-- start --
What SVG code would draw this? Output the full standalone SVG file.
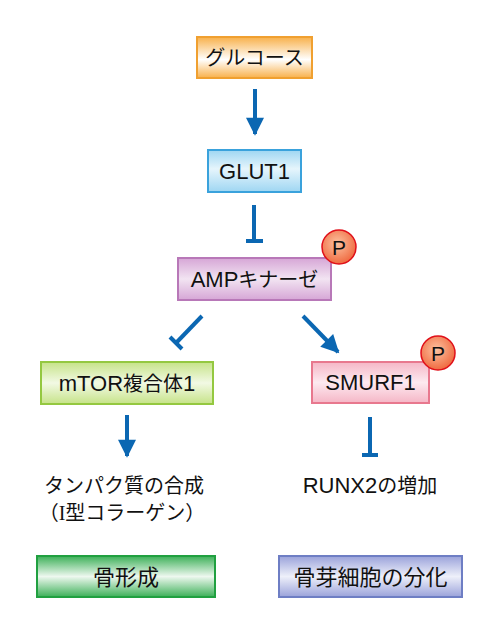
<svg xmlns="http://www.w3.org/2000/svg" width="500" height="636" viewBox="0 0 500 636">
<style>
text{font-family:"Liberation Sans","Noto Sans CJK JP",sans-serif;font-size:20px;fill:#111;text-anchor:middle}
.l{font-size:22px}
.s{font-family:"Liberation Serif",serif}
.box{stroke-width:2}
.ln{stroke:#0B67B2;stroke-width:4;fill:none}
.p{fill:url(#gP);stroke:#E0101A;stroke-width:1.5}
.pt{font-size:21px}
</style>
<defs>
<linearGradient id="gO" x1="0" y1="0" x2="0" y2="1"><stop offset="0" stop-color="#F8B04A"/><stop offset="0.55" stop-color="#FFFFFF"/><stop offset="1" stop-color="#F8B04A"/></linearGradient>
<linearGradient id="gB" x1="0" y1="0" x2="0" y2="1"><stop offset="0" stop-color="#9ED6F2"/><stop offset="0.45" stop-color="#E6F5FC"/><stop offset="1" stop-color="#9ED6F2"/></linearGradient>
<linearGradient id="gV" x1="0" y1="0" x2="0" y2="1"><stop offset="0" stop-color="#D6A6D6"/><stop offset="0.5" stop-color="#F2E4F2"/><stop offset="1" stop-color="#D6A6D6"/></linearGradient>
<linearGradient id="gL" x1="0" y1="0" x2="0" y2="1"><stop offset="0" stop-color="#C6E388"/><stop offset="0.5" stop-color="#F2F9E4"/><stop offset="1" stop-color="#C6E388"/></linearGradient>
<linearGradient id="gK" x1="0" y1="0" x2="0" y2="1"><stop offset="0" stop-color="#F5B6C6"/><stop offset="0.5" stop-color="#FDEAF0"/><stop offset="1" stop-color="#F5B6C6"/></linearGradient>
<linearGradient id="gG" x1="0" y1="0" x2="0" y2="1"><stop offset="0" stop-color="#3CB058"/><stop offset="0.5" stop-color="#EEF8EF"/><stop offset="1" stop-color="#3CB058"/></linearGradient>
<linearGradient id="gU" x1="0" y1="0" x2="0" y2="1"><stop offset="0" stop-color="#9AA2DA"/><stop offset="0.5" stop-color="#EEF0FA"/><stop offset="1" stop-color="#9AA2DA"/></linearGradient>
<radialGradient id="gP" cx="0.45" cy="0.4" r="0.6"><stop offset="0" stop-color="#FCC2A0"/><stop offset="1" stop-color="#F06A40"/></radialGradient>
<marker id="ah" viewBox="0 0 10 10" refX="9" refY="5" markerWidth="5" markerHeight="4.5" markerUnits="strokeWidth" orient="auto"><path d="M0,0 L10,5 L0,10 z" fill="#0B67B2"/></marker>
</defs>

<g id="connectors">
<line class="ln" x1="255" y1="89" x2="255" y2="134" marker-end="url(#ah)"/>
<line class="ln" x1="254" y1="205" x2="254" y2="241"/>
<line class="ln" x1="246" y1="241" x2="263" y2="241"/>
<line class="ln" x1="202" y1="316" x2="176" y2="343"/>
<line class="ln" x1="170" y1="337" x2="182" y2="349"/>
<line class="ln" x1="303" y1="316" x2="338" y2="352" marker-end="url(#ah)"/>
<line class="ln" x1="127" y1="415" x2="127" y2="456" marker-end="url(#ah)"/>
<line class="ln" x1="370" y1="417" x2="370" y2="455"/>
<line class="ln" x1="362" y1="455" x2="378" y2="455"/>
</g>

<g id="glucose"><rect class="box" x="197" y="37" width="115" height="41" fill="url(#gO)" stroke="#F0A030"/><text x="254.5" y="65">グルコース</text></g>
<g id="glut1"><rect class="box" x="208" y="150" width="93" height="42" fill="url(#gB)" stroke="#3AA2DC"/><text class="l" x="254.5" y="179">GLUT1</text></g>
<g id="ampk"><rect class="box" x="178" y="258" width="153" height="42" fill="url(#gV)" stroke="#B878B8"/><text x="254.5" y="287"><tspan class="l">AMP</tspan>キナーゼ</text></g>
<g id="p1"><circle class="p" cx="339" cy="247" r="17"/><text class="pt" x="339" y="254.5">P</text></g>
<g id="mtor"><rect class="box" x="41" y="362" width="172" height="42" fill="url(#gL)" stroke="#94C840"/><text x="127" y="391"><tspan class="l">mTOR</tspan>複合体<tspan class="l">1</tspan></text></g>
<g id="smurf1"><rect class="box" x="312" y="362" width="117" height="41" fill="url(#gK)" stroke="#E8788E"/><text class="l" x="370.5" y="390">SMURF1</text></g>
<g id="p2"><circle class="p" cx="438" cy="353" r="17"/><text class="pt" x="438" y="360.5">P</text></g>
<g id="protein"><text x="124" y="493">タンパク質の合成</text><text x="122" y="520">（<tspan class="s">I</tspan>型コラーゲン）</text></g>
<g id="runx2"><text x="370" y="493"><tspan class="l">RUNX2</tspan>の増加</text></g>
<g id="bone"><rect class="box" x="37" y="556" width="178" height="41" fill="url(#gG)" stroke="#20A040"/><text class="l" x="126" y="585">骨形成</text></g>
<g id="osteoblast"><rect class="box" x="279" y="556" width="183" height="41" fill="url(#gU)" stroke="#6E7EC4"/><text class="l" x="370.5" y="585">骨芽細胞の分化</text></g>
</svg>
-- end --
WRITTEN REQUEST -
Give the material again exactly as it is, but keep the pictures out.

WORKED ANSWER -
What SVG code would draw this? Output the full standalone SVG file.
<svg xmlns="http://www.w3.org/2000/svg" width="500" height="636" viewBox="0 0 500 636">
<style>
text{font-family:"Liberation Sans","Noto Sans CJK JP",sans-serif;font-size:20px;fill:#111;text-anchor:middle}
.l{font-size:22px}
.s{font-family:"Liberation Serif",serif}
.box{stroke-width:2}
.ln{stroke:#0B67B2;stroke-width:4;fill:none}
.p{fill:url(#gP);stroke:#E0101A;stroke-width:1.5}
.pt{font-size:21px}
</style>
<defs>
<linearGradient id="gO" x1="0" y1="0" x2="0" y2="1"><stop offset="0" stop-color="#F8B04A"/><stop offset="0.55" stop-color="#FFFFFF"/><stop offset="1" stop-color="#F8B04A"/></linearGradient>
<linearGradient id="gB" x1="0" y1="0" x2="0" y2="1"><stop offset="0" stop-color="#9ED6F2"/><stop offset="0.45" stop-color="#E6F5FC"/><stop offset="1" stop-color="#9ED6F2"/></linearGradient>
<linearGradient id="gV" x1="0" y1="0" x2="0" y2="1"><stop offset="0" stop-color="#D6A6D6"/><stop offset="0.5" stop-color="#F2E4F2"/><stop offset="1" stop-color="#D6A6D6"/></linearGradient>
<linearGradient id="gL" x1="0" y1="0" x2="0" y2="1"><stop offset="0" stop-color="#C6E388"/><stop offset="0.5" stop-color="#F2F9E4"/><stop offset="1" stop-color="#C6E388"/></linearGradient>
<linearGradient id="gK" x1="0" y1="0" x2="0" y2="1"><stop offset="0" stop-color="#F5B6C6"/><stop offset="0.5" stop-color="#FDEAF0"/><stop offset="1" stop-color="#F5B6C6"/></linearGradient>
<linearGradient id="gG" x1="0" y1="0" x2="0" y2="1"><stop offset="0" stop-color="#3CB058"/><stop offset="0.5" stop-color="#EEF8EF"/><stop offset="1" stop-color="#3CB058"/></linearGradient>
<linearGradient id="gU" x1="0" y1="0" x2="0" y2="1"><stop offset="0" stop-color="#9AA2DA"/><stop offset="0.5" stop-color="#EEF0FA"/><stop offset="1" stop-color="#9AA2DA"/></linearGradient>
<radialGradient id="gP" cx="0.45" cy="0.4" r="0.6"><stop offset="0" stop-color="#FCC2A0"/><stop offset="1" stop-color="#F06A40"/></radialGradient>
<marker id="ah" viewBox="0 0 10 10" refX="9" refY="5" markerWidth="5" markerHeight="4.5" markerUnits="strokeWidth" orient="auto"><path d="M0,0 L10,5 L0,10 z" fill="#0B67B2"/></marker>
</defs>

<g id="connectors">
<line class="ln" x1="255" y1="89" x2="255" y2="134" marker-end="url(#ah)"/>
<line class="ln" x1="254" y1="205" x2="254" y2="241"/>
<line class="ln" x1="246" y1="241" x2="263" y2="241"/>
<line class="ln" x1="202" y1="316" x2="176" y2="343"/>
<line class="ln" x1="170" y1="337" x2="182" y2="349"/>
<line class="ln" x1="303" y1="316" x2="338" y2="352" marker-end="url(#ah)"/>
<line class="ln" x1="127" y1="415" x2="127" y2="456" marker-end="url(#ah)"/>
<line class="ln" x1="370" y1="417" x2="370" y2="455"/>
<line class="ln" x1="362" y1="455" x2="378" y2="455"/>
</g>

<g id="glucose"><rect class="box" x="197" y="37" width="115" height="41" fill="url(#gO)" stroke="#F0A030"/><text x="254.5" y="65">グルコース</text></g>
<g id="glut1"><rect class="box" x="208" y="150" width="93" height="42" fill="url(#gB)" stroke="#3AA2DC"/><text class="l" x="254.5" y="179">GLUT1</text></g>
<g id="ampk"><rect class="box" x="178" y="258" width="153" height="42" fill="url(#gV)" stroke="#B878B8"/><text x="254.5" y="287"><tspan class="l">AMP</tspan>キナーゼ</text></g>
<g id="p1"><circle class="p" cx="339" cy="247" r="17"/><text class="pt" x="339" y="254.5">P</text></g>
<g id="mtor"><rect class="box" x="41" y="362" width="172" height="42" fill="url(#gL)" stroke="#94C840"/><text x="127" y="391"><tspan class="l">mTOR</tspan>複合体<tspan class="l">1</tspan></text></g>
<g id="smurf1"><rect class="box" x="312" y="362" width="117" height="41" fill="url(#gK)" stroke="#E8788E"/><text class="l" x="370.5" y="390">SMURF1</text></g>
<g id="p2"><circle class="p" cx="438" cy="353" r="17"/><text class="pt" x="438" y="360.5">P</text></g>
<g id="protein"><text x="124" y="493">タンパク質の合成</text><text x="122" y="520">（<tspan class="s">I</tspan>型コラーゲン）</text></g>
<g id="runx2"><text x="370" y="493"><tspan class="l">RUNX2</tspan>の増加</text></g>
<g id="bone"><rect class="box" x="37" y="556" width="178" height="41" fill="url(#gG)" stroke="#20A040"/><text class="l" x="126" y="585">骨形成</text></g>
<g id="osteoblast"><rect class="box" x="279" y="556" width="183" height="41" fill="url(#gU)" stroke="#6E7EC4"/><text class="l" x="370.5" y="585">骨芽細胞の分化</text></g>
</svg>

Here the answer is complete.